Ammonia synthesis takes place on an iron catalyst at a pressure of 100-250 bar and temperature of 350-550oC according to the following reaction (IPTS/EC, 2007 p.43):
N2 + 3H2 ↔ 2NH3, ΔΗο = - 46 kJ/mol
Only about 20-30% of the synthesis gas is converted to ammonia due to unfavorable equilibrium conditions. The ammonia produced is separated by cooling/condensation. After the ammonia formed is removed, the unreacted gas is recycled back to the converter and the reacted gas is compensated with new make-up synthesis gas.
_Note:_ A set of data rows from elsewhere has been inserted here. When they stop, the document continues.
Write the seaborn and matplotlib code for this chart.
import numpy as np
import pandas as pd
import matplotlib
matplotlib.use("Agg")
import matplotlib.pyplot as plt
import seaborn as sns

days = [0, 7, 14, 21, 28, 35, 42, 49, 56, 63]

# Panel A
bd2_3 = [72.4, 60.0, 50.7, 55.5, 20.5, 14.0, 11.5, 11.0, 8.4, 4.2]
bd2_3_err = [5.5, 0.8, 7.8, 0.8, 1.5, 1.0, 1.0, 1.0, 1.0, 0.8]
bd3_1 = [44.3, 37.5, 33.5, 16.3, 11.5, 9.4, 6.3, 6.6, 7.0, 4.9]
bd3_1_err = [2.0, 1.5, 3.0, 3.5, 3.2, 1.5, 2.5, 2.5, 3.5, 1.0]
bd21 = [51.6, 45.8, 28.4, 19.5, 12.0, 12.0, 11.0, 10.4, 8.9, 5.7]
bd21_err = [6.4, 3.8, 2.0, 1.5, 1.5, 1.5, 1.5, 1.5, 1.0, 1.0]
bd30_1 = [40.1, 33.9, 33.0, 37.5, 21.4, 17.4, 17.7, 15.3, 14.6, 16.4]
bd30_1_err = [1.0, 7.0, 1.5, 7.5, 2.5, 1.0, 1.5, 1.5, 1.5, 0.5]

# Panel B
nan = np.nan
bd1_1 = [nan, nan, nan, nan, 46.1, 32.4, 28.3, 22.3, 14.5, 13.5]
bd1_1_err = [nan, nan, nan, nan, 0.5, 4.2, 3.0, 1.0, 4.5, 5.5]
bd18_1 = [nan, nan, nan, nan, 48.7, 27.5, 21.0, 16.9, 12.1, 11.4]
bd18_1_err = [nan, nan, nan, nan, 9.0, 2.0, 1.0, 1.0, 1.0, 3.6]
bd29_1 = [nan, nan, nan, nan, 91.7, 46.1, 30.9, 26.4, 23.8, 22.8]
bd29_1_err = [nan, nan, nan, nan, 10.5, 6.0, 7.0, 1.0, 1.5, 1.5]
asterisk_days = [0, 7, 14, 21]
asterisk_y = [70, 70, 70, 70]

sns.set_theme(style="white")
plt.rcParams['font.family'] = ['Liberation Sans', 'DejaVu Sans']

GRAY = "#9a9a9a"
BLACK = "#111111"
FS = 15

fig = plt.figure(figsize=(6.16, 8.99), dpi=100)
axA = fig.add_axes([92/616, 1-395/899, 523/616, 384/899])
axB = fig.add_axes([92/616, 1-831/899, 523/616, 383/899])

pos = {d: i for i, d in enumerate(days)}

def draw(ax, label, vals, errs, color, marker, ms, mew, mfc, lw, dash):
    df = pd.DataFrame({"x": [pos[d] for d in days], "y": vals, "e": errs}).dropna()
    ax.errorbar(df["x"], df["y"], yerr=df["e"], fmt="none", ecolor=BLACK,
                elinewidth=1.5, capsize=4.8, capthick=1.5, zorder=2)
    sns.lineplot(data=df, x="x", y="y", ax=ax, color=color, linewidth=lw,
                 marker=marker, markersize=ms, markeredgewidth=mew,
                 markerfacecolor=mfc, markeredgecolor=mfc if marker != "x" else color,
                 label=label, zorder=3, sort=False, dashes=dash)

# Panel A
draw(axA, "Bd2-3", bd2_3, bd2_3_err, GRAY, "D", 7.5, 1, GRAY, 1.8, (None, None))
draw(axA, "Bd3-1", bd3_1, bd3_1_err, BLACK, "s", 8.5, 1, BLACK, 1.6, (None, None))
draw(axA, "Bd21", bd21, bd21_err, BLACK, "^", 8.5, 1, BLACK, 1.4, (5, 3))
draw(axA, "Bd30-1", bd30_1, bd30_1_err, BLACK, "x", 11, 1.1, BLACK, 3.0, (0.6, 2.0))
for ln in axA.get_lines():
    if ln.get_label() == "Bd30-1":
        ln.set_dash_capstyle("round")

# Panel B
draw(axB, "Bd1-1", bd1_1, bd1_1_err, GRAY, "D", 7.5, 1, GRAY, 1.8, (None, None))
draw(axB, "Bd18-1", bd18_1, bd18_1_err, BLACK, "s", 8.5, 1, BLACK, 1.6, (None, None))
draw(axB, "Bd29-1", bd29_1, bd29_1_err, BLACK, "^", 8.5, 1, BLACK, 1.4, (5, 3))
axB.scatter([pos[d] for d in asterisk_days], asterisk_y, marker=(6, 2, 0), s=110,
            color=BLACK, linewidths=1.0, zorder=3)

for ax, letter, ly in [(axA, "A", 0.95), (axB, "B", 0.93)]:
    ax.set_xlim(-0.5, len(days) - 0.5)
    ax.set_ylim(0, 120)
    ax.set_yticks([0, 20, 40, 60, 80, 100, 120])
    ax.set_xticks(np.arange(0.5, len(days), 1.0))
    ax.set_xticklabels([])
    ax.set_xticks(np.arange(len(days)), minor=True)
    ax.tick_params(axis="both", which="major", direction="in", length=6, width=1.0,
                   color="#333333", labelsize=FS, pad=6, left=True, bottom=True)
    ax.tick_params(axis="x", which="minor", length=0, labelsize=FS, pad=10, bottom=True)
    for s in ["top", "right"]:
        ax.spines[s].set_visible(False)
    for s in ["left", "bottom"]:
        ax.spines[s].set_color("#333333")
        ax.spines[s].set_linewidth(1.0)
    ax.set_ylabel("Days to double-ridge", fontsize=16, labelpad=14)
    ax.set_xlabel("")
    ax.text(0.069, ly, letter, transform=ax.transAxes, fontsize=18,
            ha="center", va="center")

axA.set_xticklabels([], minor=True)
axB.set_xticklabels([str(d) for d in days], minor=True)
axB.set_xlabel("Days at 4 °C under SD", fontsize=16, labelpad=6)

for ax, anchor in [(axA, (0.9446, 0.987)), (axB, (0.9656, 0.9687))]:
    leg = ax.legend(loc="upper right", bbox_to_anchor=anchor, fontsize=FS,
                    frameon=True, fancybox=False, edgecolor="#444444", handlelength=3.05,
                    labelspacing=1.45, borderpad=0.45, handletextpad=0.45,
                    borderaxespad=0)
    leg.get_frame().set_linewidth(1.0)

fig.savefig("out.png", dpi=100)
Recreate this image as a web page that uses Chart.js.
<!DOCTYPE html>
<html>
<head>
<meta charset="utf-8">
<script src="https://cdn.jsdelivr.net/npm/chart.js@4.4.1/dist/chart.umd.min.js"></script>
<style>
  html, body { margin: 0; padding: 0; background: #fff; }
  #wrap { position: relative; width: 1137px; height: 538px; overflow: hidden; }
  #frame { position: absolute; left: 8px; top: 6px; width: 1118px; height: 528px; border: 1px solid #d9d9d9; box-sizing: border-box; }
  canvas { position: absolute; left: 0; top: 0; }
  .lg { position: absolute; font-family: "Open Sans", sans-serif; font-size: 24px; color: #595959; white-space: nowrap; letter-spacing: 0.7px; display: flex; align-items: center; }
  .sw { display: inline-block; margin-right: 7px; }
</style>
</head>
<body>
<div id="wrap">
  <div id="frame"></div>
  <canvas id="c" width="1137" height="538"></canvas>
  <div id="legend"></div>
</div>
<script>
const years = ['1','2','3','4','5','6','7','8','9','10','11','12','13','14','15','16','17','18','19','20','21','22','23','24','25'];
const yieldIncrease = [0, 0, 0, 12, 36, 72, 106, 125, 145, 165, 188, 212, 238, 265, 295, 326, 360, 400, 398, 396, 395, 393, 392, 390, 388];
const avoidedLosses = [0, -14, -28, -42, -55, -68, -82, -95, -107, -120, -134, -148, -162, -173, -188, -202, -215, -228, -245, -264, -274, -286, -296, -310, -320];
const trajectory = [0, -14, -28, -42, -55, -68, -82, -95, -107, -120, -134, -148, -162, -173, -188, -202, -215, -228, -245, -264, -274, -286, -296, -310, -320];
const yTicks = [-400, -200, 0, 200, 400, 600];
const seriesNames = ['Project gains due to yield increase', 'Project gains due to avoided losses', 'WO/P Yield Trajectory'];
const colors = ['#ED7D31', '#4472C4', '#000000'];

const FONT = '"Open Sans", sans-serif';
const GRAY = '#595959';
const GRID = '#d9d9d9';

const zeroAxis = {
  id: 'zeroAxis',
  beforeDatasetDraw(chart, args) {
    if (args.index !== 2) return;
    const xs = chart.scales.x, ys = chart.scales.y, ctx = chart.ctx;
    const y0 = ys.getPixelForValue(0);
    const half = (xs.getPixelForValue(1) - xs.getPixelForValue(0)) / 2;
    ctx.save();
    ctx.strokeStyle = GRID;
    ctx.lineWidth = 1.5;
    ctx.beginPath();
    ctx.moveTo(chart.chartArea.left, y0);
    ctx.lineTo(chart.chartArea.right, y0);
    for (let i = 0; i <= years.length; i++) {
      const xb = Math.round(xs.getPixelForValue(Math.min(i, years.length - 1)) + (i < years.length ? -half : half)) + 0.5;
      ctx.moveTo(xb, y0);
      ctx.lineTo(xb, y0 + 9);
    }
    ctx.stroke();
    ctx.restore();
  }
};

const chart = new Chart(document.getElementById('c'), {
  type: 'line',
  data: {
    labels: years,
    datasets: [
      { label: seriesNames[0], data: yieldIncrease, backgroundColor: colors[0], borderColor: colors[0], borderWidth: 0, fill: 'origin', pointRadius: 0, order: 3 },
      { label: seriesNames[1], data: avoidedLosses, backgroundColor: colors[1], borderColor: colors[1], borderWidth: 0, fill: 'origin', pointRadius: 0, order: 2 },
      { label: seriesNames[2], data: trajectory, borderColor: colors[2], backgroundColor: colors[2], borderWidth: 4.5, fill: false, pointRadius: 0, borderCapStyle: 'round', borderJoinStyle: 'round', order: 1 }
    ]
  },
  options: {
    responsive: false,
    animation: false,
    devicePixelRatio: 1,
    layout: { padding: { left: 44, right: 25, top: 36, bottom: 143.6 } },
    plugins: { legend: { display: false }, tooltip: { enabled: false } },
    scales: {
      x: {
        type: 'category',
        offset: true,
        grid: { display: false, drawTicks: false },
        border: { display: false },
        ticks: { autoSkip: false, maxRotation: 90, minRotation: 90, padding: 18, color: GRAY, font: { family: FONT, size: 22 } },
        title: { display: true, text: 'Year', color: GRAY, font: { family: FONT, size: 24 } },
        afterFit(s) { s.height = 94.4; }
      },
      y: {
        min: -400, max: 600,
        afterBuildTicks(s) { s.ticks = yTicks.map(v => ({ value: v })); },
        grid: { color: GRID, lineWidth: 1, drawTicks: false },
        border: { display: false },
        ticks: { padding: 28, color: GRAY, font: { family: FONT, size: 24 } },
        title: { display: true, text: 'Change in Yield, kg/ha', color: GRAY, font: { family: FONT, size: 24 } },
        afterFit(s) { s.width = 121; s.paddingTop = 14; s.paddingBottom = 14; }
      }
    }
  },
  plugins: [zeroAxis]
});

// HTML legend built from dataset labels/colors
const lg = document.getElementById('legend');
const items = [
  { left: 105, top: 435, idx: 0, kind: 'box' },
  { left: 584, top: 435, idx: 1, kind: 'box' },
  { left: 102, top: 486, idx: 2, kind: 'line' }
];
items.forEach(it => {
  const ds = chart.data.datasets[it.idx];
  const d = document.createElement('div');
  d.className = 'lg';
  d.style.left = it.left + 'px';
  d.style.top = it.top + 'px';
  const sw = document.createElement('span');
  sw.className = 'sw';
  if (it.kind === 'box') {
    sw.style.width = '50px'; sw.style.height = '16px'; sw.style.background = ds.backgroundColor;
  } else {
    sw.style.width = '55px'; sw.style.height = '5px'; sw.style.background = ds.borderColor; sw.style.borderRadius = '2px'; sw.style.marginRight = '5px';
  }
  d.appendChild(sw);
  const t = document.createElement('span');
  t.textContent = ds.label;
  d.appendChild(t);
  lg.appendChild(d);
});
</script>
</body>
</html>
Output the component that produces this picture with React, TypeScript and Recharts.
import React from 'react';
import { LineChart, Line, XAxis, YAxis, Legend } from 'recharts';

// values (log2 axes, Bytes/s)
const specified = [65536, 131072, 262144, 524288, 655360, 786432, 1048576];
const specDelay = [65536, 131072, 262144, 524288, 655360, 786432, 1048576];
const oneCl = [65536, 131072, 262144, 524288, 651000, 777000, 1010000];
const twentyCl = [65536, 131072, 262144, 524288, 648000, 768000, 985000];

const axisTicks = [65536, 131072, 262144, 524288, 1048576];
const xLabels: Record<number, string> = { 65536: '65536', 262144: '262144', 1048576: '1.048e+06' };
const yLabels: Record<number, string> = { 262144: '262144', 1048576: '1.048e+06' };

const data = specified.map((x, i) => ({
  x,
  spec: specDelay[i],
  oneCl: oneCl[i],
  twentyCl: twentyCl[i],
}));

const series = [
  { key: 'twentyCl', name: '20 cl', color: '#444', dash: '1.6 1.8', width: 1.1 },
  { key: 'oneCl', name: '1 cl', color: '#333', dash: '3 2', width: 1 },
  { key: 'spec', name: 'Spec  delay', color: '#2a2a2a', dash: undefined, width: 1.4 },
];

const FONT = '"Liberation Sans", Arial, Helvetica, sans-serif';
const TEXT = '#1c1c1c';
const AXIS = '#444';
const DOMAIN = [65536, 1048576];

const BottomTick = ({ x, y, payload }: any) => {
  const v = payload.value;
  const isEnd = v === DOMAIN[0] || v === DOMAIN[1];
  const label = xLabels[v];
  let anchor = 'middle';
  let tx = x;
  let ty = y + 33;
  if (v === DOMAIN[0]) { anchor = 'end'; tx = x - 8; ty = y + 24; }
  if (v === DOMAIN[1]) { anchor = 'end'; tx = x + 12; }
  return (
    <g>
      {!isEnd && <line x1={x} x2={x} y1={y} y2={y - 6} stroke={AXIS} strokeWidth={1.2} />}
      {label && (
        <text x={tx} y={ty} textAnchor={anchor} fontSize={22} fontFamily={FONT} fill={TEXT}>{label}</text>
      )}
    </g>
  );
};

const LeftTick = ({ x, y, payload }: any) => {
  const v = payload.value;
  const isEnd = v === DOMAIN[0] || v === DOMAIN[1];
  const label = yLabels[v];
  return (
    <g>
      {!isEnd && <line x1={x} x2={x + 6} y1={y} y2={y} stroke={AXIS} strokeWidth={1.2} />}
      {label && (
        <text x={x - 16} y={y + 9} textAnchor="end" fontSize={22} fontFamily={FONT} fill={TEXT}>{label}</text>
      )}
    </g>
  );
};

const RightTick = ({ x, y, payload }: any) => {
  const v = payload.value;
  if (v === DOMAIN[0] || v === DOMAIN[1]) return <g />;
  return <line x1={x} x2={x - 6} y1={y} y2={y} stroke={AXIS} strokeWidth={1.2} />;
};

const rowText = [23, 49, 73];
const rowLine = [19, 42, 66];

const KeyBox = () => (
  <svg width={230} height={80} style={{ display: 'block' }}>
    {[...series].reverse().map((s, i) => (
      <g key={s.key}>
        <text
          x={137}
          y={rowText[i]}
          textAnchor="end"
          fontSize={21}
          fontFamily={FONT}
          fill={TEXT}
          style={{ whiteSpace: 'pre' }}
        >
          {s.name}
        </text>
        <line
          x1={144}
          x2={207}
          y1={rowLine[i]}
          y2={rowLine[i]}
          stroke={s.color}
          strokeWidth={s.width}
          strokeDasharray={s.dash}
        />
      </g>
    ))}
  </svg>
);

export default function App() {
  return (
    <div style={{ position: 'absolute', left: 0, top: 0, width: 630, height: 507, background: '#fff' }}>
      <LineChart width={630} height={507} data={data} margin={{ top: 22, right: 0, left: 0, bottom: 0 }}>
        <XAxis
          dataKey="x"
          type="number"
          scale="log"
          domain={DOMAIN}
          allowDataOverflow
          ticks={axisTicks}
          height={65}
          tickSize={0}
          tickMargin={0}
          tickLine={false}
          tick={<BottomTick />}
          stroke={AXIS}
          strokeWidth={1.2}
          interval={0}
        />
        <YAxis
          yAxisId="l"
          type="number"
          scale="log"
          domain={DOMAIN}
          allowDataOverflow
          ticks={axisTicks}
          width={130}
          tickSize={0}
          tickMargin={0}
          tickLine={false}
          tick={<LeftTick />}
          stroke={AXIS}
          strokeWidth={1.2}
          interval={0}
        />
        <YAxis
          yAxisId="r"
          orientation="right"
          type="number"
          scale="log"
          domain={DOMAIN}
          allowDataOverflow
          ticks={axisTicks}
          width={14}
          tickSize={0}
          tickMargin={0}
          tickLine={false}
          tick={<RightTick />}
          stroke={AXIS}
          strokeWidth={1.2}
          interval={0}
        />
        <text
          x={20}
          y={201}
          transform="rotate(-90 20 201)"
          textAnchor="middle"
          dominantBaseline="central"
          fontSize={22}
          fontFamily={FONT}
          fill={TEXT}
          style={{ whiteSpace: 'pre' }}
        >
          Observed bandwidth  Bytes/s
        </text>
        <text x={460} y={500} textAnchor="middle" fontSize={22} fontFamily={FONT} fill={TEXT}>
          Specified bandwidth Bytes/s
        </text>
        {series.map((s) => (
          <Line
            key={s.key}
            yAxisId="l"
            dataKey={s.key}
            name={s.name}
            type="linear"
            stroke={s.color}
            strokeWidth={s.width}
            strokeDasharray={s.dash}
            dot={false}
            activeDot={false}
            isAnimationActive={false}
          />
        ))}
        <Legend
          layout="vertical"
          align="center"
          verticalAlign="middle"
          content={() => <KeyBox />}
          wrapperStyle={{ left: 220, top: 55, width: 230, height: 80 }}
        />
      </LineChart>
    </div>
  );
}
As the exothermic reaction in the ammonia synthesis reactor proceeds with a decrease in volume, lower temperatures and higher pressures will favor the reaction. Controlling the catalyst temperature is important as the heat of reaction raises the temperature. One technique for temperature control is the subdivision of the catalyst into several layers. With this method, the temperature of the gases can decrease by adding cooled synthesis gas between the layers or indirectly by generating steam (IPTS/EC, 2007 p.43).
Steam reforming with methanation as the final purification step results in a synthesis gas with high inerts content (unreacted methane and argon). The inert contents are controlled by taking out a purge gas stream from the loop. The size of the purge gas stream can regulate the inerts content to about 10-15%. The purge gas is scrubbed with water in order to remove the contained ammonia and then sent for use as a fuel in the primary reformer or for hydrogen recovery (IPTS/EC, 2007 p.43).
Compression
The synthesis gas needs to be compressed to high pressures, ranging from 100 to 250 bars, for ammonia synthesis. Modern plants employ centrifugal compressors which are usually driven by steam turbines that use the steam produced from excess process heat (IPTS/EC, 2007 p. 42). The energy requirements in a modern steam reforming plant are 40-50% above the thermodynamic minimum. Compression losses are responsible for more than half of the excess energy use (EFMA, 2000 p. 7).
The steam requirements in the turbines used for driving the synthesis gas compressor, the air compressors and the refrigeration compressors are about 3.9-6.5 GJ/t NH3 (Ecofys, 2013). With the use of more active ammonia synthesis catalysts, such as cobalt-promoted iron and ruthenium, lower pressures can be employed and the energy use can decrease (IPTS/EC, 2007 p.43).